La Cerqua | Italian Truffles > Gourmet Recipes > Main Courses > Baby Artichokes with Poached Egg and White Truffle Cream Sauce
Baby Artichokes with Poached Egg and White Truffle Cream Sauce

Baby Artichokes with Poached Egg and White Truffle Cream Sauce

Ingredients

6 baby artichokes
2 free range eggs
30 g fresh White Truffles or preserved White Truffles
1 knob of butter
2 Tbsp finely grated Parmesan
150 ml heavy cream
1 Tbsp flour
1 pinch of salt

Serves 2

Total time 40 minutes

Preparation 20 minutes
Cooking time 20 minutes

In a medium pan bring to boil salted water. Add the artichokes and cook until al dente approximately 7-8 minutes. Strain and let cool. Remove the artichoke leaves and scoop out the hairy bits and cut the stalk close to the heart.

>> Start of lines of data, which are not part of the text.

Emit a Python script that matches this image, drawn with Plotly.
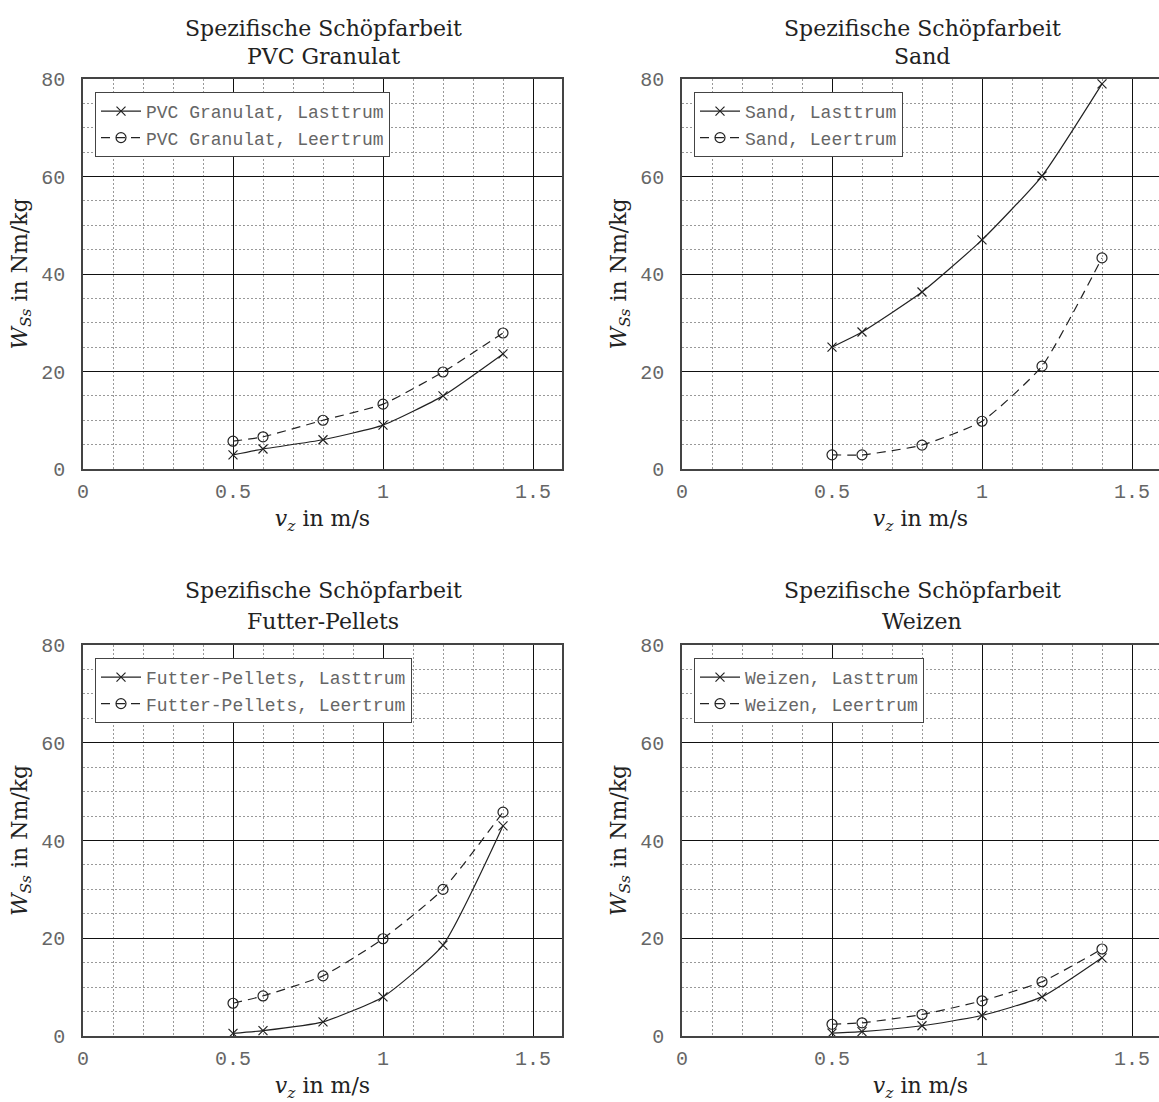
import plotly.graph_objects as go

# Measured specific scooping work per material
v_z = [0.5, 0.6, 0.8, 1.0, 1.2, 1.4]

materials = ["PVC Granulat", "Sand", "Futter-Pellets", "Weizen"]

pvc_last = [2.9, 4.1, 6.0, 9.0, 15.0, 23.6]
pvc_leer = [5.7, 6.6, 10.0, 13.3, 19.9, 27.9]

sand_last = [25.0, 28.1, 36.3, 47.0, 60.1, 79.0]
sand_leer = [2.9, 2.9, 4.9, 9.8, 21.1, 43.3]

futter_last = [0.55, 1.1, 2.9, 8.0, 18.6, 43.0]
futter_leer = [6.7, 8.2, 12.3, 19.9, 30.0, 45.8]

weizen_last = [0.6, 0.9, 2.1, 4.2, 8.0, 16.0]
weizen_leer = [2.4, 2.7, 4.4, 7.2, 11.1, 17.8]

last_series = [pvc_last, sand_last, futter_last, weizen_last]
leer_series = [pvc_leer, sand_leer, futter_leer, weizen_leer]

x_ticks = [0, 0.5, 1, 1.5]
y_ticks = [0, 20, 40, 60, 80]

W, H = 1159, 1102

# pixel boxes of the four panels: (left, right, top, bottom)
panels = [
    (83, 562, 79, 469),
    (682, 1159, 79, 469),
    (83, 562, 645, 1036),
    (682, 1159, 645, 1036),
]
# vertical pixel centres of the two title lines per panel row
title_rows = [(28, 57), (28, 57), (590, 622), (590, 622)]
px_per_unit_x = 300.0

serif = "DejaVu Serif"
mono = "Liberation Mono"
line_col = "#222222"

fig = go.Figure()
layout = {}
annotations = []

for i, (name, last, leer) in enumerate(zip(materials, last_series, leer_series)):
    n = "" if i == 0 else str(i + 1)
    xa, ya = "x" + n, "y" + n
    lg = "legend" + n
    left, right, top, bottom = panels[i]
    xmax = (right - left) / px_per_unit_x
    right_col = i % 2 == 1

    fig.add_trace(go.Scatter(
        x=v_z, y=last, xaxis=xa, yaxis=ya, legend=lg,
        name=f"{name}, Lasttrum", mode="lines+markers",
        line=dict(color=line_col, width=1.2, shape="spline", smoothing=0.5),
        marker=dict(symbol="x-thin", size=9, line=dict(color=line_col, width=1.2)),
    ))
    fig.add_trace(go.Scatter(
        x=v_z, y=leer, xaxis=xa, yaxis=ya, legend=lg,
        name=f"{name}, Leertrum", mode="lines+markers",
        line=dict(color=line_col, width=1.2, dash="9px,6px", shape="spline", smoothing=0.5),
        marker=dict(symbol="circle-open", size=10, color=line_col, line=dict(width=1.2)),
    ))

    dom_x = [left / W, min(right / W, 1.0)]
    dom_y = [1 - bottom / H, 1 - top / H]

    layout["xaxis" + n] = dict(
        domain=dom_x, anchor=ya, range=[0, xmax], tickvals=x_ticks,
        ticktext=[("%g" % t) for t in x_ticks],
        showline=True, linecolor="#444", linewidth=1.5, mirror=True,
        showgrid=True, gridcolor="#111", gridwidth=1, zeroline=False,
        ticks="", ticklen=0, automargin=False, ticklabelstandoff=3,
        tickfont=dict(family=mono, size=20, color="#666"),
        minor=dict(dtick=0.1, tick0=0, showgrid=True, gridcolor="#999",
                   griddash="2px,2px", gridwidth=1),
        title=dict(text="<i>v</i><sub><i>z</i></sub> in m/s",
                   font=dict(family=serif, size=22, color="#222"), standoff=8),
        fixedrange=True,
    )
    layout["yaxis" + n] = dict(
        domain=dom_y, anchor=xa, range=[0, 80], tickvals=y_ticks,
        showline=True, linecolor="#444", linewidth=1.5, mirror=not right_col,
        showgrid=True, gridcolor="#111", gridwidth=1, zeroline=False,
        ticks="", ticklen=0, automargin=False, ticklabelstandoff=12,
        tickfont=dict(family=mono, size=20, color="#666"),
        minor=dict(dtick=5, tick0=0, showgrid=True, gridcolor="#999",
                   griddash="2px,2px", gridwidth=1),
        title=dict(text="<i>W</i><sub><i>Ss</i></sub> in Nm/kg",
                   font=dict(family=serif, size=22, color="#222"), standoff=8),
        fixedrange=True,
    )
    layout[lg] = dict(
        x=(left + 12) / W, y=1 - (top + 13) / H, xanchor="left", yanchor="top",
        bgcolor="white", bordercolor="#444", borderwidth=1,
        font=dict(family=mono, size=18, color="#666"),
        itemwidth=40, tracegroupgap=0,
    )

    cx = (left + (left + 480)) / 2
    for text, yp in zip(["Spezifische Schöpfarbeit", name], title_rows[i]):
        annotations.append(dict(
            x=cx / W, y=1 - yp / H, xref="paper", yref="paper", showarrow=False,
            text=text, font=dict(family=serif, size=22, color="#222"),
            xanchor="center", yanchor="middle",
        ))

fig.update_layout(
    width=W, height=H,
    margin=dict(l=0, r=0, t=0, b=0),
    paper_bgcolor="white", plot_bgcolor="white",
    annotations=annotations, **layout,
)

fig.write_html("out.html")
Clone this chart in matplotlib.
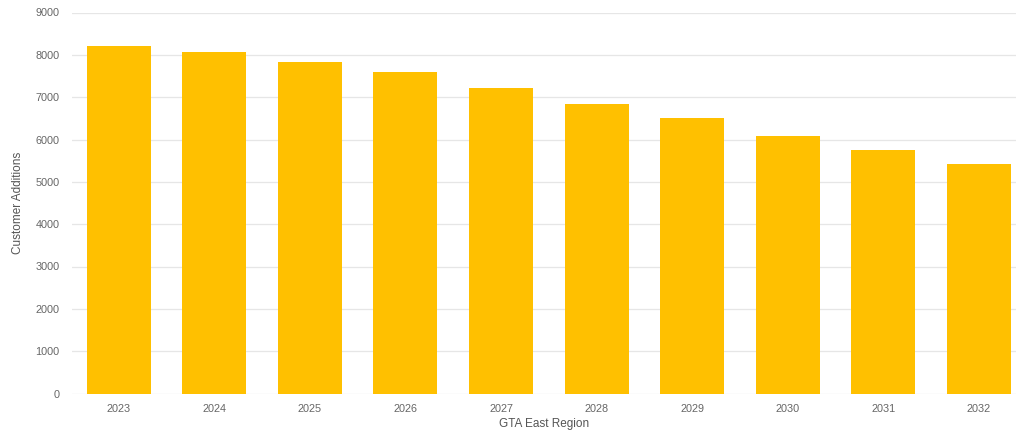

Meanwhile in a small pan add the butter and melt over low heat, add the shaved White Truffles and saute for 1 minute stirring all the while. Whisk the heavy cream, Parmesan, salt and flour until smooth in a bowl. Add to the melted butter and Truffle mixture and gently stir until smooth over low heat for 3 minutes. Remove from heat.

Bring to a boil 3 cups of water in a medium sauce pan. Add the eggs to the boiling water and poach for 3 minutes. Carefully remove from the boiling water with a ladle.

Spoon half of the cream sauce onto warmed dishes and spread evenly. Place the artichokes and poached eggs on the plates and drizzle the remaining cream sauce over the top.